● Requirements: Make an exact copy of the data below, leaving out every picture.

(Source data)
══════════
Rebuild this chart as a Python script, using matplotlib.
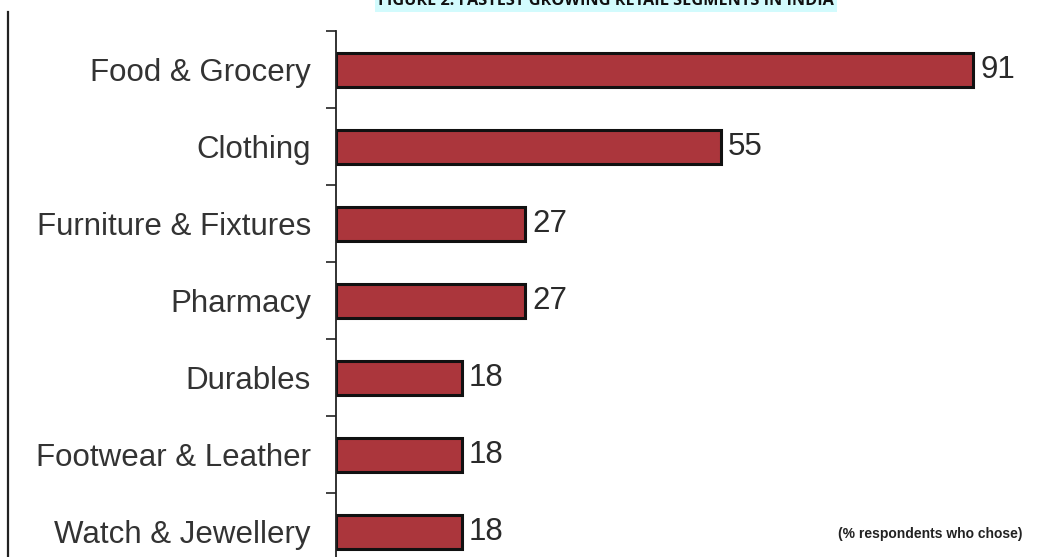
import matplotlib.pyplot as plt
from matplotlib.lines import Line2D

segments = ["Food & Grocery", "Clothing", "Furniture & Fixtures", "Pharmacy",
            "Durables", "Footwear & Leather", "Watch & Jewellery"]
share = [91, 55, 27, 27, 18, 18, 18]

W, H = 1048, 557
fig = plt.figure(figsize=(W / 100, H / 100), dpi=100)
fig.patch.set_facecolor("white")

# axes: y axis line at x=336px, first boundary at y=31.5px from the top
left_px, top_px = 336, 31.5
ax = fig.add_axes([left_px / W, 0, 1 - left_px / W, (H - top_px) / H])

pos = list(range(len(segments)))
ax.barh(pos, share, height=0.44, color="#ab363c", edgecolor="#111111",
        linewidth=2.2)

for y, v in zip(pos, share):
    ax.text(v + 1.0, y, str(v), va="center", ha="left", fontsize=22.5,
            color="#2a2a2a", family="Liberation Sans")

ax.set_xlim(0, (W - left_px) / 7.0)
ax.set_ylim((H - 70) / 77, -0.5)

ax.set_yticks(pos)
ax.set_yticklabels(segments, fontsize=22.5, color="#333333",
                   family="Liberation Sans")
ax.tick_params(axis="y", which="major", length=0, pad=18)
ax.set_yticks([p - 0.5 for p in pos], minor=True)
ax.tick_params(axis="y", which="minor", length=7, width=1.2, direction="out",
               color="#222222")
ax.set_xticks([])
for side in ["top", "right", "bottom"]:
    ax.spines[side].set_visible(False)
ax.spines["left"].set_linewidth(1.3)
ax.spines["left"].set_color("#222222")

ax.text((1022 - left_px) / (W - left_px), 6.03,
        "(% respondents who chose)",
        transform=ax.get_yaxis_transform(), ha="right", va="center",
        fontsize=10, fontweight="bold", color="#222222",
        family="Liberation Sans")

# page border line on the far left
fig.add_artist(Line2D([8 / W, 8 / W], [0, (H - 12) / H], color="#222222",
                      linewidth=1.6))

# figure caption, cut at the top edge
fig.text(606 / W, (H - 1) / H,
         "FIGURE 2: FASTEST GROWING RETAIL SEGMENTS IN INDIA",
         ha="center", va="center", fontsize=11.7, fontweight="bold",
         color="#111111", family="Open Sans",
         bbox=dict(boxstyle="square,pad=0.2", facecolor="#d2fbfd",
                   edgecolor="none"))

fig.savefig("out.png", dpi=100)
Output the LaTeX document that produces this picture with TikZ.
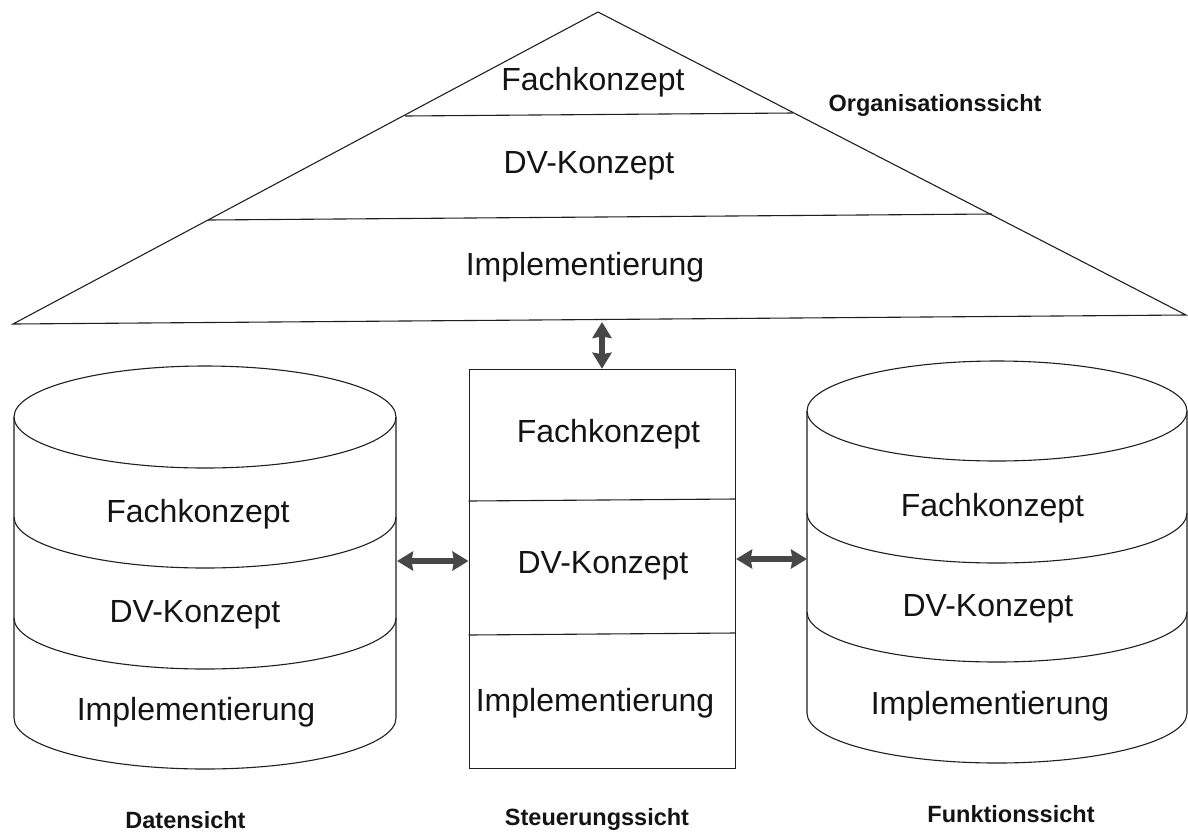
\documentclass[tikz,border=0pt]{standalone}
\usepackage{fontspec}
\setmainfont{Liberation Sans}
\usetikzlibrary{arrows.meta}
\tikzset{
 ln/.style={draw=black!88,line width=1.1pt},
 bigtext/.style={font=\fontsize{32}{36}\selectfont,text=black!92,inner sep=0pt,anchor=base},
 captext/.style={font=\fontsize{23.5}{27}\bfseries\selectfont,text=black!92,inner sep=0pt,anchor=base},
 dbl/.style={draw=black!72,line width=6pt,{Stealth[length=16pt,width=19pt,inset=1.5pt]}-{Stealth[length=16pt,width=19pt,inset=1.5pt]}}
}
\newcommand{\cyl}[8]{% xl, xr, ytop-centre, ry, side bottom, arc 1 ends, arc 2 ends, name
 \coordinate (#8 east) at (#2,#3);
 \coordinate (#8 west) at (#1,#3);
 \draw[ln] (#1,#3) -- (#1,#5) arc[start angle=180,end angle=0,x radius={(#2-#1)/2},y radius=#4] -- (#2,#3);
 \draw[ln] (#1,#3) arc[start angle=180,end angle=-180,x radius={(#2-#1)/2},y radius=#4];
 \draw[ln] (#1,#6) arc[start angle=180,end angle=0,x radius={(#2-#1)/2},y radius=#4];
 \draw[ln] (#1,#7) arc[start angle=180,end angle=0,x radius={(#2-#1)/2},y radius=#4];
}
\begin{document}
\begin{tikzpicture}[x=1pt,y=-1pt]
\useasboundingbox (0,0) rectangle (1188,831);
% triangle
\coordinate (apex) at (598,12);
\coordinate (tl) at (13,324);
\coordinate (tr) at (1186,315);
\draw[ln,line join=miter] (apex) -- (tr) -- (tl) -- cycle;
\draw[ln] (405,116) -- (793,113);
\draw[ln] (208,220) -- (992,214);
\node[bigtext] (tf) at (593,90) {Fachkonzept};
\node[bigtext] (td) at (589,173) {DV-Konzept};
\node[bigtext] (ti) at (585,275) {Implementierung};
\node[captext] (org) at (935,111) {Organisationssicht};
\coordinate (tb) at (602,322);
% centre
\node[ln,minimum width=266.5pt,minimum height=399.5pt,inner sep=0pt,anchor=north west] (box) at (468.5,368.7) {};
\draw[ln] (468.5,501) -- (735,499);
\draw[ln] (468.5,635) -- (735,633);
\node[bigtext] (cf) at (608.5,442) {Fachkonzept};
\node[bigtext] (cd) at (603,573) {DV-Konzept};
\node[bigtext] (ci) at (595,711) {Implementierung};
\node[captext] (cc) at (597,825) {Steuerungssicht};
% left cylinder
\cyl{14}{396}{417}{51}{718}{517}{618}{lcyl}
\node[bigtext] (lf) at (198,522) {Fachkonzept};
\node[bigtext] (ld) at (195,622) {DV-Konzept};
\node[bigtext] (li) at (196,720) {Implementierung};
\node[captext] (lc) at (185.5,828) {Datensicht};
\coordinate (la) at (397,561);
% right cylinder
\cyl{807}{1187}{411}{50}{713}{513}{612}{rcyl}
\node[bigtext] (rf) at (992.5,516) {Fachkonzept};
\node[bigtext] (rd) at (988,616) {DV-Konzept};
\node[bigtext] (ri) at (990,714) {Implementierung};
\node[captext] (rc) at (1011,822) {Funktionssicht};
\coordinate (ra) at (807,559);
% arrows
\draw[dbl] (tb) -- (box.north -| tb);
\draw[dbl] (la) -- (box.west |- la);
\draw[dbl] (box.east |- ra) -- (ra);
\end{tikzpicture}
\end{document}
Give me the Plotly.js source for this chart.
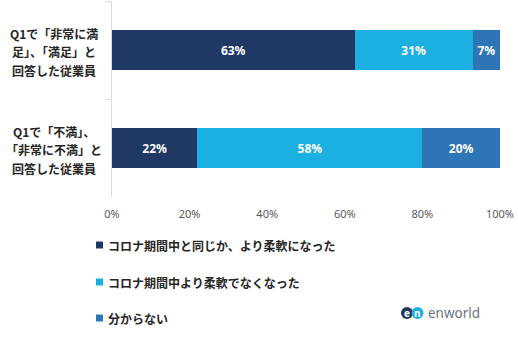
══════════
● Finished task:
Rebuild this chart as a Python script, using matplotlib.
import matplotlib.pyplot as plt
from matplotlib.lines import Line2D

segments = ["Food & Grocery", "Clothing", "Furniture & Fixtures", "Pharmacy",
            "Durables", "Footwear & Leather", "Watch & Jewellery"]
share = [91, 55, 27, 27, 18, 18, 18]

W, H = 1048, 557
fig = plt.figure(figsize=(W / 100, H / 100), dpi=100)
fig.patch.set_facecolor("white")

# axes: y axis line at x=336px, first boundary at y=31.5px from the top
left_px, top_px = 336, 31.5
ax = fig.add_axes([left_px / W, 0, 1 - left_px / W, (H - top_px) / H])

pos = list(range(len(segments)))
ax.barh(pos, share, height=0.44, color="#ab363c", edgecolor="#111111",
        linewidth=2.2)

for y, v in zip(pos, share):
    ax.text(v + 1.0, y, str(v), va="center", ha="left", fontsize=22.5,
            color="#2a2a2a", family="Liberation Sans")

ax.set_xlim(0, (W - left_px) / 7.0)
ax.set_ylim((H - 70) / 77, -0.5)

ax.set_yticks(pos)
ax.set_yticklabels(segments, fontsize=22.5, color="#333333",
                   family="Liberation Sans")
ax.tick_params(axis="y", which="major", length=0, pad=18)
ax.set_yticks([p - 0.5 for p in pos], minor=True)
ax.tick_params(axis="y", which="minor", length=7, width=1.2, direction="out",
               color="#222222")
ax.set_xticks([])
for side in ["top", "right", "bottom"]:
    ax.spines[side].set_visible(False)
ax.spines["left"].set_linewidth(1.3)
ax.spines["left"].set_color("#222222")

ax.text((1022 - left_px) / (W - left_px), 6.03,
        "(% respondents who chose)",
        transform=ax.get_yaxis_transform(), ha="right", va="center",
        fontsize=10, fontweight="bold", color="#222222",
        family="Liberation Sans")

# page border line on the far left
fig.add_artist(Line2D([8 / W, 8 / W], [0, (H - 12) / H], color="#222222",
                      linewidth=1.6))

# figure caption, cut at the top edge
fig.text(606 / W, (H - 1) / H,
         "FIGURE 2: FASTEST GROWING RETAIL SEGMENTS IN INDIA",
         ha="center", va="center", fontsize=11.7, fontweight="bold",
         color="#111111", family="Open Sans",
         bbox=dict(boxstyle="square,pad=0.2", facecolor="#d2fbfd",
                   edgecolor="none"))

fig.savefig("out.png", dpi=100)
Output the LaTeX document that produces this picture with TikZ.
\documentclass[tikz,border=0pt]{standalone}
\usepackage{fontspec}
\setmainfont{Liberation Sans}
\usetikzlibrary{arrows.meta}
\tikzset{
 ln/.style={draw=black!88,line width=1.1pt},
 bigtext/.style={font=\fontsize{32}{36}\selectfont,text=black!92,inner sep=0pt,anchor=base},
 captext/.style={font=\fontsize{23.5}{27}\bfseries\selectfont,text=black!92,inner sep=0pt,anchor=base},
 dbl/.style={draw=black!72,line width=6pt,{Stealth[length=16pt,width=19pt,inset=1.5pt]}-{Stealth[length=16pt,width=19pt,inset=1.5pt]}}
}
\newcommand{\cyl}[8]{% xl, xr, ytop-centre, ry, side bottom, arc 1 ends, arc 2 ends, name
 \coordinate (#8 east) at (#2,#3);
 \coordinate (#8 west) at (#1,#3);
 \draw[ln] (#1,#3) -- (#1,#5) arc[start angle=180,end angle=0,x radius={(#2-#1)/2},y radius=#4] -- (#2,#3);
 \draw[ln] (#1,#3) arc[start angle=180,end angle=-180,x radius={(#2-#1)/2},y radius=#4];
 \draw[ln] (#1,#6) arc[start angle=180,end angle=0,x radius={(#2-#1)/2},y radius=#4];
 \draw[ln] (#1,#7) arc[start angle=180,end angle=0,x radius={(#2-#1)/2},y radius=#4];
}
\begin{document}
\begin{tikzpicture}[x=1pt,y=-1pt]
\useasboundingbox (0,0) rectangle (1188,831);
% triangle
\coordinate (apex) at (598,12);
\coordinate (tl) at (13,324);
\coordinate (tr) at (1186,315);
\draw[ln,line join=miter] (apex) -- (tr) -- (tl) -- cycle;
\draw[ln] (405,116) -- (793,113);
\draw[ln] (208,220) -- (992,214);
\node[bigtext] (tf) at (593,90) {Fachkonzept};
\node[bigtext] (td) at (589,173) {DV-Konzept};
\node[bigtext] (ti) at (585,275) {Implementierung};
\node[captext] (org) at (935,111) {Organisationssicht};
\coordinate (tb) at (602,322);
% centre
\node[ln,minimum width=266.5pt,minimum height=399.5pt,inner sep=0pt,anchor=north west] (box) at (468.5,368.7) {};
\draw[ln] (468.5,501) -- (735,499);
\draw[ln] (468.5,635) -- (735,633);
\node[bigtext] (cf) at (608.5,442) {Fachkonzept};
\node[bigtext] (cd) at (603,573) {DV-Konzept};
\node[bigtext] (ci) at (595,711) {Implementierung};
\node[captext] (cc) at (597,825) {Steuerungssicht};
% left cylinder
\cyl{14}{396}{417}{51}{718}{517}{618}{lcyl}
\node[bigtext] (lf) at (198,522) {Fachkonzept};
\node[bigtext] (ld) at (195,622) {DV-Konzept};
\node[bigtext] (li) at (196,720) {Implementierung};
\node[captext] (lc) at (185.5,828) {Datensicht};
\coordinate (la) at (397,561);
% right cylinder
\cyl{807}{1187}{411}{50}{713}{513}{612}{rcyl}
\node[bigtext] (rf) at (992.5,516) {Fachkonzept};
\node[bigtext] (rd) at (988,616) {DV-Konzept};
\node[bigtext] (ri) at (990,714) {Implementierung};
\node[captext] (rc) at (1011,822) {Funktionssicht};
\coordinate (ra) at (807,559);
% arrows
\draw[dbl] (tb) -- (box.north -| tb);
\draw[dbl] (la) -- (box.west |- la);
\draw[dbl] (box.east |- ra) -- (ra);
\end{tikzpicture}
\end{document}
Give me the Plotly.js source for this chart.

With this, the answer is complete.